On June 30, 2015, the United States Department of Labor (“DOL”) released a proposed rule which, if implemented, will alter the minimum salary threshold for the so-called “white collar” exemptions to the minimum wage and overtime requirements of the Fair Labor Standards Act (“FLSA”). The proposed regulation more than doubles the minimum salary threshold for white collar workers and provides for automatic year-over-year increases.
Under current DOL regulation, employees qualify for one of the executive, administrative, or professional exemptions if: (1) they meet the minimum salary threshold; (2) they are paid on a salary basis; and (3) their job functions satisfy the duties test. This proposed rule only alters the minimum salary threshold required for exempt status. Under the proposed rule, to be exempt under the executive, administrative, and professional exemptions, an individual must be paid at least $921 per week ($47,892 per year), more than double the current level of $455 per week ($23,660 per year). This minimum weekly rate will be revised in each subsequent year, and it will be indexed to the prevailing 40th percentile of weekly earnings for full-time salaried workers. New rates will be published 60 days in advance of their effective date by the Secretary of Labor.
In addition, under the proposed regulation, to qualify for the highly compensated employee exemption, an employee must earn total annual compensation of at least $122,148 (also to be adjusted annually), a significant increase over the current threshold salary of $100,000, so long as the employee also regularly performs any one or more of the exempt duties or responsibilities of an executive, administrative, or professional employee. The total annual salary compensation must include weekly salary compensation amounts that meet the minimum salary threshold requirement. The proposed rule maintains the safe harbor for employees classified as highly compensated, but who do not end up meeting the total annual compensation requirement. An employer is permitted, during the last pay period or within one month after the end of the 52-week period, to make one final payment sufficient to achieve the required total annual compensation level. For example, an employee who earns $100,000 as base salary, is projected to earn $25,000 in commissions, but ultimately only earns $10,000 in commissions by the end of the year will still qualify as an exempt highly compensated employee if his or her employer, within one month after the end of the 52-week period, makes one additional payment to the employee of at least $12,148. Any such final payment may only count toward the prior year’s total annual compensation.
Like the current DOL regulations, the proposed regulations permit employees paid on a fee basis to qualify as exempt under certain circumstances. Salaries paid out on a fee basis will qualify if, given the fee paid and the length of time spent on the job, the employee has been paid the equivalent of at least the minimum salary requirement prorated to a 40 hour workweek. For example, an artist who is paid $500 for a picture that took 20 hours to complete would qualify as exempt, as his or her weekly salary for a 40 hour week at this rate would be $1,000.

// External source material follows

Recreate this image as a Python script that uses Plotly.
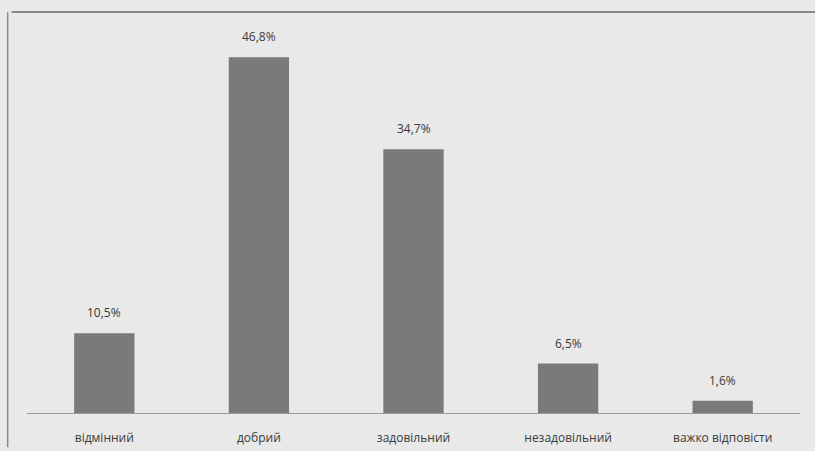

As anticipated, the proposed regulation aims to make it more difficult for employers to classify employees as exempt from the overtime requirements of the FLSA. President Obama had directed the Department of Labor to reevaluate the minimum salary threshold, and in doing so the White House emphasized that it viewed some workers who are exempt under the current rules as deserving of overtime pay. If the proposed regulation becomes final, employees who currently make less than the new salary threshold will need to be given a raise to remain exempt or paid overtime for each hour worked over 40 hours in a workweek.
What is surprising about the proposed regulation is that it does not propose to alter the current duties test for the professional, administrative and executive exemptions. However, the DOL has invited detailed comments from the public regarding whether or not it should nonetheless alter the duties test and the potential impact of such a change. Employers have 60 days to provide comments to the DOL on the proposed rule. In addition, the release of the proposed regulation provides employers with an opportunity to review their exemption classifications, both for current compliance and with an eye towards the impact of the DOL’s proposed changes.